Quote every line below exactly and skip any picture.
::::
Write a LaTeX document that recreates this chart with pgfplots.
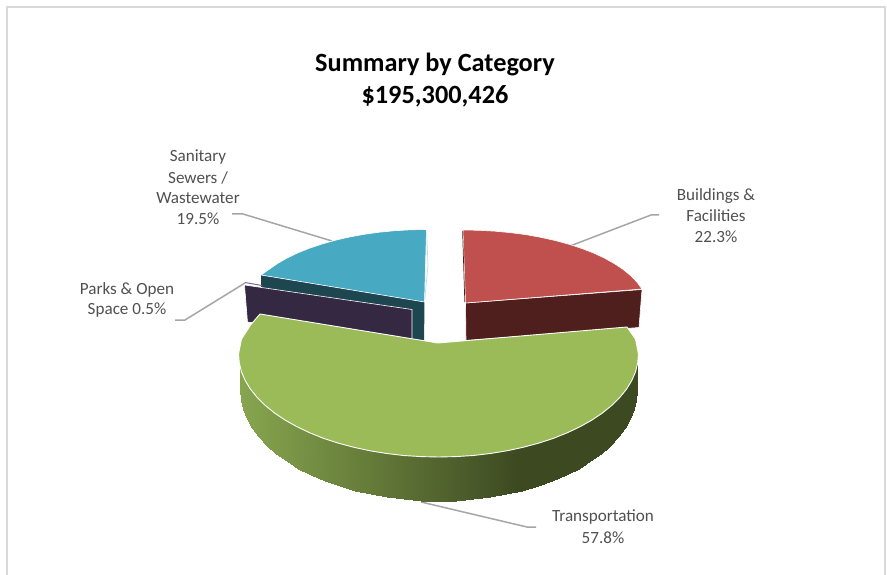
\documentclass[border=0pt]{standalone}
\usepackage{pgfplots}
\pgfplotsset{compat=1.18}
\usepackage{fontspec}
\setmainfont{Carlito}
\definecolor{framec}{HTML}{D9D9D9}
\definecolor{leader}{HTML}{A6A6A6}
\definecolor{labelc}{HTML}{505050}
\definecolor{redtop}{HTML}{C0504D}
\definecolor{redside}{HTML}{4F1F1E}
\definecolor{bluetop}{HTML}{48A9C3}
\definecolor{blueside}{HTML}{1E4650}
\definecolor{bluepale}{HTML}{B5DDE8}
\definecolor{purpleside}{HTML}{352842}
\definecolor{purpletop}{HTML}{8064A2}
\definecolor{greentop}{HTML}{9BBB59}
\pgfplotsset{colormap={greenside}{rgb(0cm)=(0.53,0.65,0.31); rgb(7cm)=(0.24,0.29,0.13); rgb(10cm)=(0.24,0.29,0.13)}}
\newcommand{\lbl}[3]{\node[text=labelc,font=\fontsize{17.1pt}{20pt}\selectfont,anchor=center] at (axis cs:#1,#2) {#3};}
\newcommand{\ttl}[3]{\node[text=black,font=\fontsize{26.3pt}{30pt}\selectfont\bfseries,anchor=center] at (axis cs:#1,#2) {#3};}
\begin{document}
\begin{tikzpicture}
\path[use as bounding box] (0,0) rectangle (887pt,575pt);
\begin{axis}[at={(0,0)},anchor=south west,scale only axis,width=887pt,height=575pt,
 xmin=0,xmax=887,ymin=0,ymax=575,y dir=reverse,hide axis,clip=false,point meta min=240,point meta max=637]
% frame
\addplot[framec,line width=1.6pt] coordinates {(7,575)(7,7)(885,7)(885,575)};
% leaders
\addplot[leader,line width=1.5pt] coordinates {(332,241)(243,214)(232,214)};
\addplot[leader,line width=1.5pt] coordinates {(570,246)(651,215)(659,215)};
\addplot[leader,line width=1.5pt] coordinates {(245,283)(185,320)(175,320)};
\addplot[leader,line width=1.5pt] coordinates {(421,502)(527,527)(536,527)};
% blue slice
\addplot[fill=blueside,draw=none] coordinates {(261,275)(424.5,302)(424,345)(261,318)} --cycle;
\addplot[bluepale,line width=0.7pt] coordinates {(426.5,229.5)(428,265)(424.5,302)};
\addplot[fill=bluetop,draw=white,line width=0.6pt] coordinates {(424.5,302)(426.5,229.5)(410.6,229.8)(394.9,230.7)(379.4,232.2)(364.3,234.3)(349.6,237)(335.5,240.2)(322.1,244)(309.5,248.2)(297.8,252.9)(287,258.1)(277.4,263.6)(268.9,269.5)(261,275)} --cycle;
% purple slice
\addplot[fill=purpleside,draw=white,line width=0.6pt] coordinates {(244.5,285)(412,309.5)(412,345)(247.5,322)} --cycle;
\addplot[purpletop,line width=1pt] coordinates {(245,282.5)(262,285.5)};
% red slice
\addplot[fill=redside,draw=white,line width=0.6pt] coordinates {(465.5,303)(642,289.5)(639,327.5)(466,340.5)} --cycle;
\addplot[fill=redtop,draw=white,line width=0.6pt] coordinates {(465.5,303)(463,230)(479.1,230.3)(495.1,231.2)(510.9,232.7)(526.3,234.7)(541.2,237.4)(555.5,240.6)(569.1,244.3)(581.9,248.5)(593.8,253.1)(604.7,258.2)(614.5,263.7)(623.2,269.5)(630.6,275.6)(636.9,282)(642,289)} --cycle;
\addplot[redside,line width=0.7pt] coordinates {(462.6,231)(464.8,302)};
% green side
\addplot[patch,patch type=rectangle,shader=interp,colormap name=greenside,point meta=x] coordinates {
(239.8,358)(240.5,390)(241.3,399.7)(241.3,365)
(241.3,372)(241.3,399.7)(243.5,409.3)(243.5,372)
(243.5,372)(243.5,409.3)(247.2,418.7)(247.2,372)
(247.2,372)(247.2,418.7)(252.4,428)(252.4,372)
(252.4,372)(252.4,428)(259.1,436.9)(259.1,372)
(259.1,372)(259.1,436.9)(267,445.5)(267,372)
(267,372)(267,445.5)(276.3,453.7)(276.3,372)
(276.3,372)(276.3,453.7)(286.8,461.4)(286.8,372)
(286.8,372)(286.8,461.4)(298.5,468.5)(298.5,372)
(298.5,372)(298.5,468.5)(311.2,475)(311.2,372)
(311.2,372)(311.2,475)(324.8,480.9)(324.8,372)
(324.8,372)(324.8,480.9)(339.5,486.1)(339.5,372)
(339.5,372)(339.5,486.1)(354.8,490.6)(354.8,372)
(354.8,372)(354.8,490.6)(370.8,494.3)(370.8,372)
(370.8,372)(370.8,494.3)(387.2,497.2)(387.2,372)
(387.2,372)(387.2,497.2)(404,499.3)(404,372)
(404,372)(404,499.3)(421.3,500.6)(421.3,372)
(421.3,372)(421.3,500.6)(438.5,501)(438.5,372)
(438.5,372)(438.5,501)(455.7,500.6)(455.7,372)
(455.7,372)(455.7,500.6)(473,499.3)(473,372)
(473,372)(473,499.3)(489.8,497.2)(489.8,372)
(489.8,372)(489.8,497.2)(506.2,494.3)(506.2,372)
(506.2,372)(506.2,494.3)(522.2,490.6)(522.2,372)
(522.2,372)(522.2,490.6)(537.5,486.1)(537.5,372)
(537.5,372)(537.5,486.1)(552.2,480.9)(552.2,372)
(552.2,372)(552.2,480.9)(565.8,475)(565.8,372)
(565.8,372)(565.8,475)(578.5,468.5)(578.5,372)
(578.5,372)(578.5,468.5)(590.2,461.4)(590.2,372)
(590.2,372)(590.2,461.4)(600.7,453.7)(600.7,372)
(600.7,372)(600.7,453.7)(610,445.5)(610,372)
(610,372)(610,445.5)(617.9,436.9)(617.9,372)
(617.9,372)(617.9,436.9)(624.6,428)(624.6,372)
(624.6,372)(624.6,428)(629.8,418.7)(629.8,372)
(629.8,372)(629.8,418.7)(633.5,409.3)(633.5,372)
(633.5,372)(633.5,409.3)(635.7,399.7)(635.7,372)
(635.7,365)(635.7,399.7)(636.5,390)(637.2,358)
};
% green top
\addplot[fill=greentop,draw=white,line width=0.9pt] coordinates {(438,343)(260,314)(250.5,325)(241.5,339.2)(238.5,354)(239.3,363)(241.5,371.9)(245.3,380.7)(250.5,389.2)(257.3,397.6)(265.3,405.5)(274.7,413.1)(285.3,420.2)(297.1,426.8)(310,432.9)(323.7,438.4)(338.5,443.2)(353.9,447.3)(370.1,450.8)(386.7,453.5)(403.7,455.5)(421.1,456.6)(438.5,457)(455.9,456.6)(473.3,455.5)(490.3,453.5)(506.9,450.8)(523.1,447.3)(538.5,443.2)(553.3,438.4)(567,432.9)(579.9,426.8)(591.7,420.2)(602.3,413.1)(611.7,405.5)(619.7,397.6)(626.5,389.2)(631.7,380.7)(635.5,371.9)(637.7,363)(638.5,354)(635.5,339.2)(627,327)} --cycle;
% text
\ttl{435}{64.5}{Summary by Category}
\ttl{435}{96.5}{\$195,300,426}
\lbl{198}{157}{Sanitary}
\lbl{198}{178}{Sewers /}
\lbl{198}{198}{Wastewater}
\lbl{198}{219}{19.5\%}
\lbl{716}{196}{Buildings \&}
\lbl{716}{216}{Facilities}
\lbl{716}{237}{22.3\%}
\lbl{127}{290}{Parks \& Open}
\lbl{127}{310}{Space 0.5\%}
\lbl{603}{517}{Transportation}
\lbl{603}{538}{57.8\%}
\end{axis}
\end{tikzpicture}
\end{document}
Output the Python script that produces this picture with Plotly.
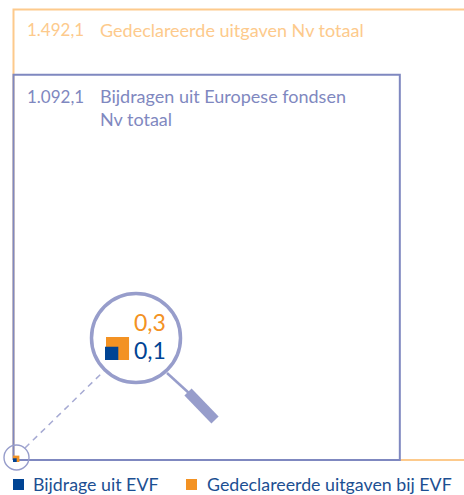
::::
Written reply =>
Write a LaTeX document that recreates this chart with pgfplots.
\documentclass[border=0pt]{standalone}
\usepackage{pgfplots}
\pgfplotsset{compat=1.18}
\usepackage{fontspec}
\setmainfont{Carlito}
\definecolor{framec}{HTML}{D9D9D9}
\definecolor{leader}{HTML}{A6A6A6}
\definecolor{labelc}{HTML}{505050}
\definecolor{redtop}{HTML}{C0504D}
\definecolor{redside}{HTML}{4F1F1E}
\definecolor{bluetop}{HTML}{48A9C3}
\definecolor{blueside}{HTML}{1E4650}
\definecolor{bluepale}{HTML}{B5DDE8}
\definecolor{purpleside}{HTML}{352842}
\definecolor{purpletop}{HTML}{8064A2}
\definecolor{greentop}{HTML}{9BBB59}
\pgfplotsset{colormap={greenside}{rgb(0cm)=(0.53,0.65,0.31); rgb(7cm)=(0.24,0.29,0.13); rgb(10cm)=(0.24,0.29,0.13)}}
\newcommand{\lbl}[3]{\node[text=labelc,font=\fontsize{17.1pt}{20pt}\selectfont,anchor=center] at (axis cs:#1,#2) {#3};}
\newcommand{\ttl}[3]{\node[text=black,font=\fontsize{26.3pt}{30pt}\selectfont\bfseries,anchor=center] at (axis cs:#1,#2) {#3};}
\begin{document}
\begin{tikzpicture}
\path[use as bounding box] (0,0) rectangle (887pt,575pt);
\begin{axis}[at={(0,0)},anchor=south west,scale only axis,width=887pt,height=575pt,
 xmin=0,xmax=887,ymin=0,ymax=575,y dir=reverse,hide axis,clip=false,point meta min=240,point meta max=637]
% frame
\addplot[framec,line width=1.6pt] coordinates {(7,575)(7,7)(885,7)(885,575)};
% leaders
\addplot[leader,line width=1.5pt] coordinates {(332,241)(243,214)(232,214)};
\addplot[leader,line width=1.5pt] coordinates {(570,246)(651,215)(659,215)};
\addplot[leader,line width=1.5pt] coordinates {(245,283)(185,320)(175,320)};
\addplot[leader,line width=1.5pt] coordinates {(421,502)(527,527)(536,527)};
% blue slice
\addplot[fill=blueside,draw=none] coordinates {(261,275)(424.5,302)(424,345)(261,318)} --cycle;
\addplot[bluepale,line width=0.7pt] coordinates {(426.5,229.5)(428,265)(424.5,302)};
\addplot[fill=bluetop,draw=white,line width=0.6pt] coordinates {(424.5,302)(426.5,229.5)(410.6,229.8)(394.9,230.7)(379.4,232.2)(364.3,234.3)(349.6,237)(335.5,240.2)(322.1,244)(309.5,248.2)(297.8,252.9)(287,258.1)(277.4,263.6)(268.9,269.5)(261,275)} --cycle;
% purple slice
\addplot[fill=purpleside,draw=white,line width=0.6pt] coordinates {(244.5,285)(412,309.5)(412,345)(247.5,322)} --cycle;
\addplot[purpletop,line width=1pt] coordinates {(245,282.5)(262,285.5)};
% red slice
\addplot[fill=redside,draw=white,line width=0.6pt] coordinates {(465.5,303)(642,289.5)(639,327.5)(466,340.5)} --cycle;
\addplot[fill=redtop,draw=white,line width=0.6pt] coordinates {(465.5,303)(463,230)(479.1,230.3)(495.1,231.2)(510.9,232.7)(526.3,234.7)(541.2,237.4)(555.5,240.6)(569.1,244.3)(581.9,248.5)(593.8,253.1)(604.7,258.2)(614.5,263.7)(623.2,269.5)(630.6,275.6)(636.9,282)(642,289)} --cycle;
\addplot[redside,line width=0.7pt] coordinates {(462.6,231)(464.8,302)};
% green side
\addplot[patch,patch type=rectangle,shader=interp,colormap name=greenside,point meta=x] coordinates {
(239.8,358)(240.5,390)(241.3,399.7)(241.3,365)
(241.3,372)(241.3,399.7)(243.5,409.3)(243.5,372)
(243.5,372)(243.5,409.3)(247.2,418.7)(247.2,372)
(247.2,372)(247.2,418.7)(252.4,428)(252.4,372)
(252.4,372)(252.4,428)(259.1,436.9)(259.1,372)
(259.1,372)(259.1,436.9)(267,445.5)(267,372)
(267,372)(267,445.5)(276.3,453.7)(276.3,372)
(276.3,372)(276.3,453.7)(286.8,461.4)(286.8,372)
(286.8,372)(286.8,461.4)(298.5,468.5)(298.5,372)
(298.5,372)(298.5,468.5)(311.2,475)(311.2,372)
(311.2,372)(311.2,475)(324.8,480.9)(324.8,372)
(324.8,372)(324.8,480.9)(339.5,486.1)(339.5,372)
(339.5,372)(339.5,486.1)(354.8,490.6)(354.8,372)
(354.8,372)(354.8,490.6)(370.8,494.3)(370.8,372)
(370.8,372)(370.8,494.3)(387.2,497.2)(387.2,372)
(387.2,372)(387.2,497.2)(404,499.3)(404,372)
(404,372)(404,499.3)(421.3,500.6)(421.3,372)
(421.3,372)(421.3,500.6)(438.5,501)(438.5,372)
(438.5,372)(438.5,501)(455.7,500.6)(455.7,372)
(455.7,372)(455.7,500.6)(473,499.3)(473,372)
(473,372)(473,499.3)(489.8,497.2)(489.8,372)
(489.8,372)(489.8,497.2)(506.2,494.3)(506.2,372)
(506.2,372)(506.2,494.3)(522.2,490.6)(522.2,372)
(522.2,372)(522.2,490.6)(537.5,486.1)(537.5,372)
(537.5,372)(537.5,486.1)(552.2,480.9)(552.2,372)
(552.2,372)(552.2,480.9)(565.8,475)(565.8,372)
(565.8,372)(565.8,475)(578.5,468.5)(578.5,372)
(578.5,372)(578.5,468.5)(590.2,461.4)(590.2,372)
(590.2,372)(590.2,461.4)(600.7,453.7)(600.7,372)
(600.7,372)(600.7,453.7)(610,445.5)(610,372)
(610,372)(610,445.5)(617.9,436.9)(617.9,372)
(617.9,372)(617.9,436.9)(624.6,428)(624.6,372)
(624.6,372)(624.6,428)(629.8,418.7)(629.8,372)
(629.8,372)(629.8,418.7)(633.5,409.3)(633.5,372)
(633.5,372)(633.5,409.3)(635.7,399.7)(635.7,372)
(635.7,365)(635.7,399.7)(636.5,390)(637.2,358)
};
% green top
\addplot[fill=greentop,draw=white,line width=0.9pt] coordinates {(438,343)(260,314)(250.5,325)(241.5,339.2)(238.5,354)(239.3,363)(241.5,371.9)(245.3,380.7)(250.5,389.2)(257.3,397.6)(265.3,405.5)(274.7,413.1)(285.3,420.2)(297.1,426.8)(310,432.9)(323.7,438.4)(338.5,443.2)(353.9,447.3)(370.1,450.8)(386.7,453.5)(403.7,455.5)(421.1,456.6)(438.5,457)(455.9,456.6)(473.3,455.5)(490.3,453.5)(506.9,450.8)(523.1,447.3)(538.5,443.2)(553.3,438.4)(567,432.9)(579.9,426.8)(591.7,420.2)(602.3,413.1)(611.7,405.5)(619.7,397.6)(626.5,389.2)(631.7,380.7)(635.5,371.9)(637.7,363)(638.5,354)(635.5,339.2)(627,327)} --cycle;
% text
\ttl{435}{64.5}{Summary by Category}
\ttl{435}{96.5}{\$195,300,426}
\lbl{198}{157}{Sanitary}
\lbl{198}{178}{Sewers /}
\lbl{198}{198}{Wastewater}
\lbl{198}{219}{19.5\%}
\lbl{716}{196}{Buildings \&}
\lbl{716}{216}{Facilities}
\lbl{716}{237}{22.3\%}
\lbl{127}{290}{Parks \& Open}
\lbl{127}{310}{Space 0.5\%}
\lbl{603}{517}{Transportation}
\lbl{603}{538}{57.8\%}
\end{axis}
\end{tikzpicture}
\end{document}
Output the Python script that produces this picture with Plotly.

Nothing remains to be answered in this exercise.